Pour autant, le Geste se déclare opposé à l'idée d'une taxe. Assise sur les revenus publicitaires en ligne, celle-ci toucherait au premier chef Pages jaunes et ses 500 millions d'euros de recettes, et pas seulement les Yahoo ou MSN. Quant aux vendeurs de services comme Ebay ou Apple, ils ne seraient pas concernés. «Avec cette idée de taxe lancée sans concertation, il y a une incompréhension des métiers du numérique, assure Jérôme de Labriffe, président de l'Interactive Advertising Bureau (IAB). On veut taxer Internet, peut-être demain le mobile. Mais pour en faire quoi ?»

Le rapport Zelnik, qui précise que la taxe serait indexée sur «un seuil de revenus élevé pour épargner les petites entreprises», formule des propositions. Une carte jeunes, destinée à inciter les 15-24 ans à acheter de la musique en ligne et financée pour moitié par l'État, a retenu l'attention de Nicolas Sarkozy. Mais on peut aussi citer un taux de TVA réduit pour le livre numérique ou, pour la musique, la mise en place d'une gestion collective des droits qui séduit Pascal Rogard, directeur des contenus de Daily Motion: «C'est la première fois qu'un rapport va aussi loin pour le développement d'une offre légale, souligne-t-il. Une start-up comme la nôtre (donc non concernée par la taxe) va pouvoir s'adresser à un guichet unique pour avoir la licence des contenus musicaux.»

Le rapport Zelnik ne compte pas que sur Google pour financer ses mesures d'aide. Si la taxe prélève 1 ou 2% au moteur de recherche, elle ne rapportera que 8 à 16 millions d'euros.
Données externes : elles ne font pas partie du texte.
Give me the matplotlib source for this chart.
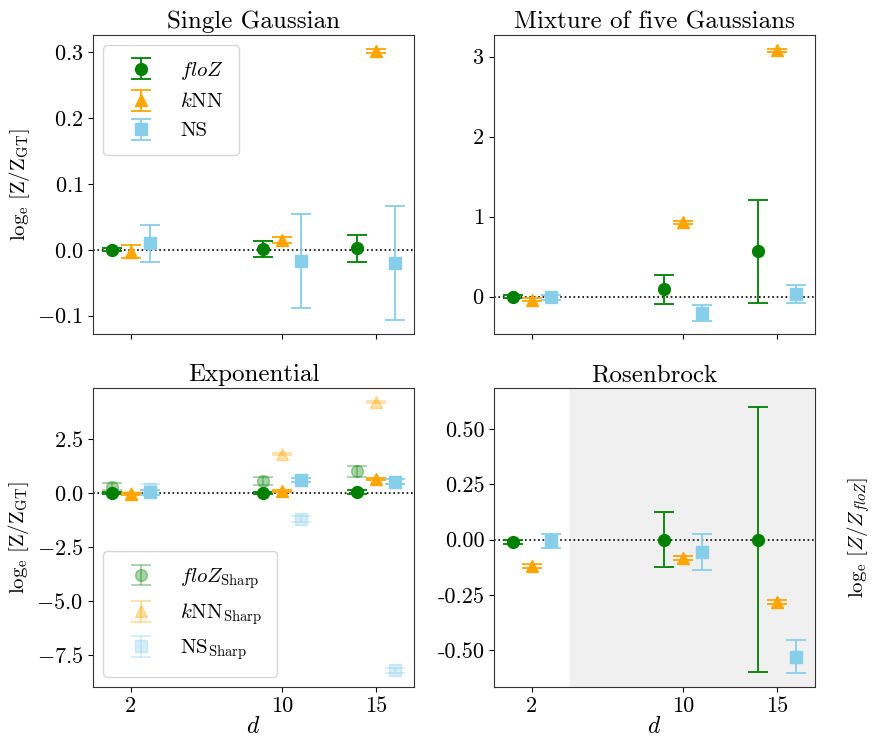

L'un des rapporteurs, Guillaume Cerruti, indique donc que les fonds, estimés à une cinquantaine de millions d'euros, proviendraient surtout d'un abaissement de la part aidée des offres triple play à 29,90 euros: les fournisseurs d'accès à Internet payent aujourd'hui un taux de TVA réduit (à 5,5%) sur 50% de leurs recettes.

Cependant l'idée de la taxe Google, que raille déjà la presse anglo-saxonne, risque de rester la face émergée de l'iceberg. Comment assurer sa perception si Google refuse de communiquer ses revenus en France? «Ils vont peut-être envoyer des gens en hélicoptère aux États-Unis pour récupérer l'argent», a ironisé Pierre Kosciusko-Morizet, PDG de Price Minister, sur Rue 89.